There are many types of companies, classified according to the ownership and registration. A business can be sole proprietorship which means that there is only one owner of the business. The owner of the business is the proprietor, the sole executor and the only authority in the business. The proprietor and the business are the same entities. They are not different entities in the eyes of law.
There are many other types of businesses, such as partnership firms, limited liability partnerships, limited liability corporations, private companies having multiple directors and public limited companies or publicly listed companies. There are more innumerable sole proprietorship businesses in the country than any other type of business.
There are quite a few sole proprietorship pros and cons. If you have such a business already then you may already be aware of the advantages and disadvantages. If you are planning to start a business and thus wondering what kind of ownership you would opt for at the time of registration, then you should consider the sole proprietorship pros and cons.
Important Pros of Sole Proprietorships
1. Sole proprietorship registration is the simplest of all. There are almost no restrictions at all. There are very few forms to be filled up with very simple criteria. Depending on the nature of the business, there may be no verification of place or anything specific as such. The local city office or the county clerk’s office can issue such forms and also approve the registration. The fees needed for such registration are almost negligible. However, specific types of license for the nature of the business would be additional costs. You can start a sole proprietorship business in less than a week, often in just two days. The qualifying criteria are almost nonexistent for sole proprietorship businesses, especially in comparison with other types of registration.
2. Sole proprietorship business is the best way forward if you are the only one who would be working or if nobody else would be sharing the responsibilities that you would have. Sole proprietorship would allow you to keep all profits made from your business. You don’t owe any penny to a partner, board of directors or to any shareholders. Everything you make is yours.
3. Sole proprietorship businesses have only one owner who is the decision maker, executor and profit maker in the entire company. Thus, all decisions or business moves are completely under the control of the owner. One doesn’t have to appease to unions, convince partners or pursue the board members to get things moving. If the sole proprietor decides something would be done in the business, then no one can question that.
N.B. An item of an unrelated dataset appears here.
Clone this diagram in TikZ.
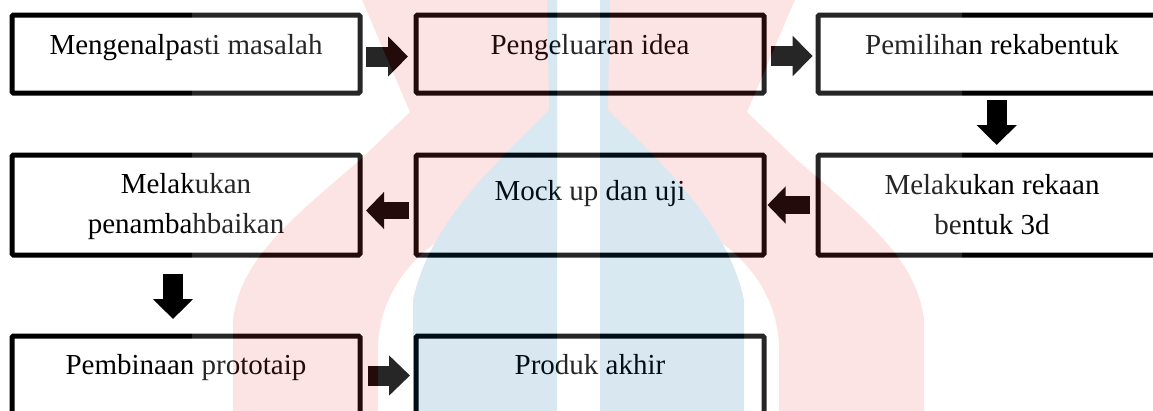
\documentclass[tikz,border=0pt]{standalone}
\usepackage{fontspec}
\setmainfont{Liberation Serif}
\usetikzlibrary{arrows.meta,calc}
\definecolor{wmred}{RGB}{235,75,75}
\definecolor{wmblue}{RGB}{0,107,160}
\newcommand{\bxt}[3]{\parbox[c][#1][t]{348pt}{\centering\fontsize{29pt}{40pt}\selectfont\rule{0pt}{#2}#3\par}}
\newcommand{\wmhalf}{%
  \fill[wmred] (360,-5) -- (410,112) -- (360,160)
    .. controls (290,220) and (240,260) .. (233,320) -- (233,420) -- (378,420) -- (378,345)
    .. controls (380,300) and (405,265) .. (434.5,243.6) -- (557,243.6) -- (557,-5) -- cycle;
  \fill[wmblue] (547,-5) -- (549,110) .. controls (500,160) and (430,220) .. (413,300)
    -- (413,420) -- (557,420) -- (557,-5) -- cycle;
}
\tikzset{
  stepbox/.style={draw=black, line width=5pt, rounded corners=1.5pt, fill=white, inner sep=0pt},
  blockarrow/.style={draw=black, line width=20pt, -{Triangle[length=20pt,width=39pt]}},
  blockarrowsm/.style={draw=black, line width=17.5pt, -{Triangle[length=18pt,width=36pt]}},
}
\begin{document}
\begin{tikzpicture}[x=1pt,y=-1pt]
\useasboundingbox (0,0) rectangle (1153,410);
\clip (0,0) rectangle (1153,410);
% boxes
\node[stepbox] (b1) at (186,54) {\bxt{78pt}{39pt}{Mengenalpasti masalah}};
\node[stepbox] (b2) at (590,54) {\bxt{78pt}{39pt}{Pengeluaran idea}};
\node[stepbox] (b3) at (992,54) {\bxt{78pt}{39pt}{Pemilihan rekabentuk}};
\node[stepbox] (b4) at (186,205) {\bxt{100pt}{38pt}{Melakukan\\penambahbaikan}};
\node[stepbox] (b5) at (590,205) {\bxt{100pt}{45pt}{Mock up dan uji}};
\node[stepbox] (b6) at (992,205) {\bxt{100pt}{39pt}{Melakukan rekaan\\bentuk 3d}};
\node[stepbox] (b7) at (186,375) {\bxt{78pt}{38pt}{Pembinaan prototaip}};
\node[stepbox] (b8) at (590,375) {\bxt{78pt}{38pt}{Produk akhir}};
% arrows
\draw[blockarrow, shorten <=3.5pt, shorten >=5.5pt] ([yshift=-2.5pt]b1.east) -- ([yshift=-2.5pt]b2.west);
\draw[blockarrow, shorten <=4.2pt, shorten >=2.8pt] ([yshift=-2pt]b2.east) -- ([yshift=-2pt]b3.west);
\draw[blockarrow, shorten <=4.5pt, shorten >=7.5pt] ([xshift=4.7pt]b3.south) -- ([xshift=4.7pt]b6.north);
\draw[blockarrowsm, shorten <=5.5pt, shorten >=1pt] (b6.west) -- (b5.east);
\draw[blockarrowsm, shorten <=5pt, shorten >=3.5pt] ([yshift=-5.5pt]b5.west) -- ([yshift=-5.5pt]b4.east);
\draw[blockarrow, shorten <=16pt, shorten >=14.5pt] ([xshift=-13pt]b4.south) -- ([xshift=-13pt]b7.north);
\draw[blockarrow, -{Triangle[length=21pt,width=39pt]}, shorten <=5pt, shorten >=3.5pt] ([yshift=-0.5pt]b7.east) -- ([yshift=-0.5pt]b8.west);
% watermark
\begin{scope}[transparency group, opacity=0.15]
  \fill[white] (192,-5) rectangle (962,420);
  \wmhalf
  \begin{scope}[shift={(1157,0)}, xscale=-1]
    \wmhalf
  \end{scope}
\end{scope}
\end{tikzpicture}
\end{document}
4. Being a sole proprietor, one can exercise unparallel flexibility. Since one doesn’t have to talk to others, consult others or convince anyone to agree on a certain standpoint, decisions can be taken sooner, decisions can be altered and the business can have unmatched flexibility. Turnaround times are often quicker for sole proprietorship businesses.
5. Sole proprietorship businesses remain relatively free from government interference or bureaucracy. There are less taxes and one can operate in peace without having consistent intervention from certain departments, either pertaining to revenue or union and labor issues.
6. Sole proprietors don’t have to file separate returns. There is no tax to be paid for the business. Income tax of the sole proprietor is the tax for the business, which is because the profit made by the company is accounted for in the income of the sole proprietor.
Important Cons of Sole Proprietorships
1. There are many shortcomings of sole proprietorship businesses, first of which is unlimited liability. The owner of the company or the sole proprietor is accountable and liable for everything that the company does. Since the owner and the business are not separate entities, everything wrong the business does have to be a personal wrongdoing of the owner. All debts of the company are personal debts. All financial obligations or anything illegal that is done by the company is not done by any registered entity but the sole proprietor.
2. Sole proprietorship businesses are often pressed for resources and are fragile. Such businesses are entirely dependent on the sole proprietorship for its functioning. If the owner is sick or is not available, then the business can go kaput. Death or any kind of serious impairment of the owner would mean that the business has no future and it would be shut down. If the sole proprietor is not efficient enough, then the business would not succeed and if the owner is not working effectively then the business has no scope of desirable profitability.
3. Raising capital is a great challenge for sole proprietors. One can use his or her own funds in any way he or she desires, one can borrow from family members or relatives but seeking financing in the market or from banks and financial institutions can be quite difficult.
4. The fortune of a sole proprietorship business depends entirely on the ability of the owner. If he or she goes wrong, then there is no way of getting it right as no one else has the authority or interest.